Preston Van Loon: All right. Thank you. GM — you know it's GM anytime, day or night, whether or not it's morning. So I see GM all day and night. I want to talk about Ethereum's evolution, so let's get started.

There's a narrative you've probably heard before: Ethereum is too slow to ship. I know you've heard it. I've heard it. You've heard it many times. People would say, "When merge? Can't the devs do something? Other chains are moving fast. Why is Ethereum moving so slow?" I'm here to tell you that narrative is dead.

I work on the Prysm consensus client. It's one of the key components of the Ethereum beacon chain. And I was in the trenches for the most recent updates — for Pectra, Fusaka. From what I saw on the inside, this was not some slow-moving bureaucracy that people have claimed for Ethereum for many years. It was actually a high-velocity, well-executed machine delivering some of the biggest upgrades we've seen ever in Ethereum's history.

Shipping three upgrades in one year (1:18)

What we shipped in 2025 were three major updates in one year. First, Pectra in May of 2025. This introduced native account abstraction, an increase to the validator max effective balance allowing for consolidations, and ten more EIPs.

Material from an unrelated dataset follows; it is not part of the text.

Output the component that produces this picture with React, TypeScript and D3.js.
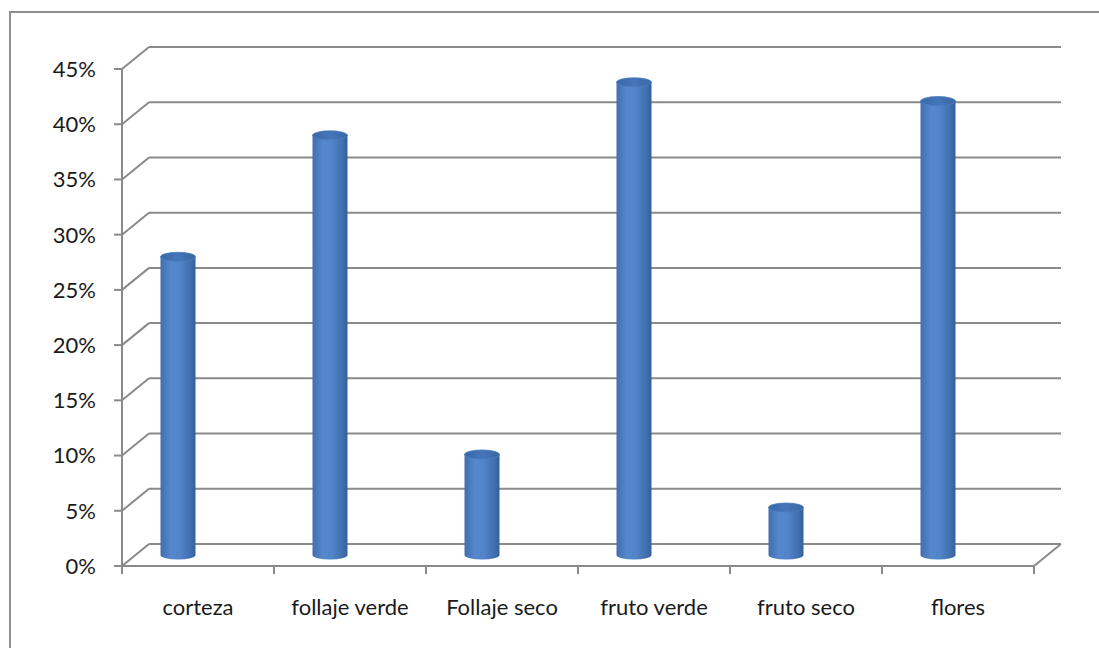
import React from "react";
import * as d3 from "d3";

const categories = ["corteza", "follaje verde", "Follaje seco", "fruto verde", "fruto seco", "flores"];
const values = [0.27, 0.38, 0.091, 0.428, 0.043, 0.411];
const yTicks = [0, 0.05, 0.1, 0.15, 0.2, 0.25, 0.3, 0.35, 0.4, 0.45];

export default function App() {
  const W = 1099, H = 648;
  const x0 = 122, x1 = 1034;
  const dx = 27, dy = -22;
  const x = d3.scaleBand<string>().domain(categories).range([x0, x1]).padding(0);
  const yF = d3.scaleLinear().domain([0, 0.45]).range([566, 69]);
  const yMid = (v: number) => yF(v) - 11;
  const barOffset = -20;
  const rx = 17.5, ry = 4.5;
  const fmt = d3.format(".0%");
  const grid = "#8a8a8a";
  const font = "Lato, 'Open Sans', sans-serif";

  return (
    <svg width={W} height={H} style={{ position: "absolute", left: 0, top: 0, background: "#fff" }}>
      <defs>
        <linearGradient id="body" x1="0" x2="1" y1="0" y2="0">
          <stop offset="0" stopColor="#416fb0" />
          <stop offset="0.3" stopColor="#5688cd" />
          <stop offset="0.55" stopColor="#5284c8" />
          <stop offset="0.85" stopColor="#4270b0" />
          <stop offset="1" stopColor="#365f9a" />
        </linearGradient>
        <linearGradient id="top" x1="0" x2="1" y1="0" y2="0">
          <stop offset="0" stopColor="#3a68a8" />
          <stop offset="0.5" stopColor="#4576b8" />
          <stop offset="1" stopColor="#3a67a5" />
        </linearGradient>
      </defs>
      <rect x={10} y={12} width={1100} height={660} fill="#fff" stroke="#8f8f8f" strokeWidth={2} />
      {yTicks.map((t) => {
        const yf = yF(t);
        return (
          <g key={t}>
            <line x1={x0} y1={yf} x2={x0 + dx} y2={yf + dy} stroke={grid} strokeWidth={2} />
            <line x1={x0 + dx} y1={yf + dy} x2={x1 + dx} y2={yf + dy} stroke={grid} strokeWidth={2} />
            <line x1={x0 - 8} y1={yf} x2={x0} y2={yf} stroke={grid} strokeWidth={2} />
            <text x={96} y={yf} dy="0.36em" textAnchor="end" fontFamily={font} fontSize={22} fill="#1a1a1a">
              {fmt(t)}
            </text>
          </g>
        );
      })}
      <line x1={x0} y1={yF(0)} x2={x1} y2={yF(0)} stroke={grid} strokeWidth={2} />
      <line x1={x1} y1={yF(0)} x2={x1 + dx} y2={yF(0) + dy} stroke={grid} strokeWidth={2} />
      <line x1={x0} y1={yF(0.45)} x2={x0} y2={yF(0) + 8} stroke={grid} strokeWidth={2} />
      {d3.range(categories.length + 1).map((i) => {
        const xx = x0 + i * x.bandwidth();
        return <line key={i} x1={xx} y1={yF(0)} x2={xx} y2={yF(0) + 8} stroke={grid} strokeWidth={2} />;
      })}
      {categories.map((c, i) => {
        const cx = (x(c) as number) + x.bandwidth() / 2 + barOffset;
        const yb = yMid(0);
        const yt = yMid(values[i]);
        const body = `M${cx - rx},${yt} L${cx - rx},${yb} A${rx},${ry} 0 0 0 ${cx + rx},${yb} L${cx + rx},${yt} Z`;
        return (
          <g key={c}>
            <path d={body} fill="url(#body)" />
            <ellipse cx={cx} cy={yt} rx={rx} ry={ry} fill="url(#top)" stroke="#4a7bbf" strokeWidth={0.8} />
          </g>
        );
      })}
      {categories.map((c) => (
        <text key={c} x={(x(c) as number) + x.bandwidth() / 2} y={607} dy="0.36em" textAnchor="middle"
          fontFamily={font} fontSize={22} fill="#1a1a1a">
          {c}
        </text>
      ))}
    </svg>
  );
}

In May, this was the biggest upgrade in terms of EIPs that Ethereum had ever seen.

But then just seven months later, we shipped Fusaka — an even bigger upgrade in terms of EIPs. This one had thirteen, with an innovation called PeerDAS, which is really exciting. But just six days later, we upgraded again with a BPO1 fork, and BPO2 followed shortly after that, increasing Ethereum's blob capacity.

This is a testament to Ethereum shipping. This is a collaboration between five or six consensus clients, five execution clients, many researchers — over a hundred people involved in Ethereum's core development — and they're all shipping in coordination at the same time.

PeerDAS scaling (2:22)

Let's take a look at the headliner for Fusaka: PeerDAS. PeerDAS is a very awesome scaling solution. Prior to PeerDAS, we had Pectra, and with Pectra you had to — as a node operator or validator — download every blob that came with a block. This was targeting six blobs per block. Everyone had to download it, and that's really a scaling bottleneck. If you want to increase that, you're asking node operators to proportionally increase their bandwidth usage for blobs.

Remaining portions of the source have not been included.